Facétieux, gai, aussi généreux que volontiers moqueur, voire cassant, Karl Lagerfeld était avant tout un travailleur acharné, dessinant infatigablement les modèles de ses futures collections ; « mon fonds de commerce, ça a toujours été de travailler plus que les autres pour leur montrer leur inutilité », a-t-il ainsi affirmé avec mordant. Le réalisateur Loïc Prigent rendra hommage, dans un documentaire intitulé « Karl Lagerfeld se dessine », à cet inimitable talent. Le créateur était également un collectionneur compulsif de livres – il en possédait plus de 300 000 – et ouvrira, rue de Lille sur la rive gauche de Paris, la librairie 7L et une maison d’édition du même nom. Photographe de talent, il ouvre en 1998 la Lagerfeld Gallery, publie de nombreux livres et sera exposé, en 2016, à la Pinacothèque de Paris.
Une succession longtemps inenvisageable
Le 22 janvier dernier, et pour la première fois depuis son arrivée chez Chanel il y a 36 ans, Karl Lagerfeld n’est pas apparu pour saluer à la fin du défilé. Depuis plusieurs semaines, ses apparitions publiques se faisaient en effet rares, laissant place aux rumeurs les plus angoissées. Elégant jusqu’au bout, le créateur aurait prétendu auprès des rédactrices de mode, invitées la veille de son dernier défilé, s’être foulé la cheville pour excuser son état de fatigue. « Le passé ne m’intéresse pas, on ne s’y intéresse que lorsque les gens sont morts », déclarait celui qui refusait d’envisager son enterrement : « plutôt mourrir », répondait-il avec l’ironie qui signait ses saillies.
De fait, la plupart des acteurs de la mode se sont refusés jusqu’au bout à envisager la succession d’un styliste qui affirmait n’avoir « que des contrats à vie », selon la journaliste du Monde Raphaëlle Bacqué. Bernard Arnaud disait ainsi que « sa succession (chez Fendi), je ne veux pas l’envisager. D’ailleurs, nous n’en parlons jamais. Le seul cas semblable à celui de Karl, c’est le pape, vous savez ». Hier, la maison Chanel a fait savoir par voie de communiqué que « c’est à Virginie Viard, directrice du studio de création mode de Chanel et la plus proche collaboratrice de Karl Lagerfeld depuis plus de 30 ans qu’Alain Wertheimer (copropriétaire de Chanel) a confié le soin d’assurer la création des collections pour continuer de faire vivre l’héritage de Coco Chanel et de Karl Lagerfeld », ce dernier considérant Mme Viard comme son « bras droit et bras gauche à la fois ».

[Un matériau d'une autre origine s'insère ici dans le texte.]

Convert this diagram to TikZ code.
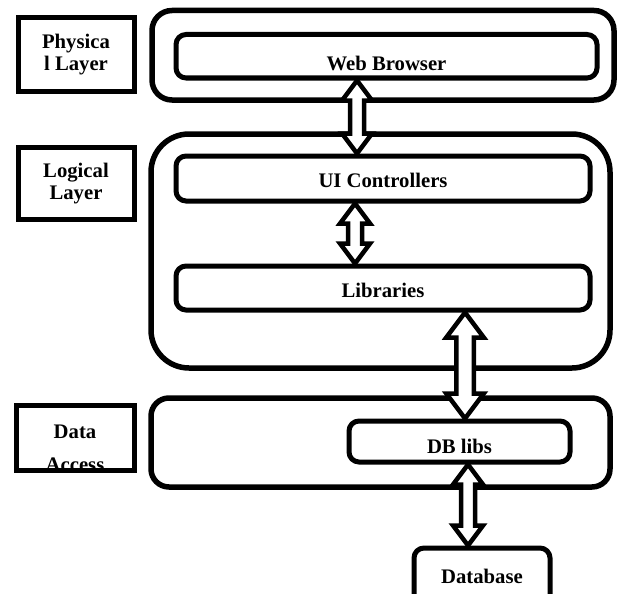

Conformément à sa demande, les cendres de Karl Lagerfeld devraient être mêlées à celles de sa mère et de son grand amour, Jacques de Bascher. Quant à son autobiographie, « je n’ai pas besoin de l’écrire, je suis en train de la vivre », disait avec le panache qu’on lui connaissait ce monstre sacré de la mode et de la couture.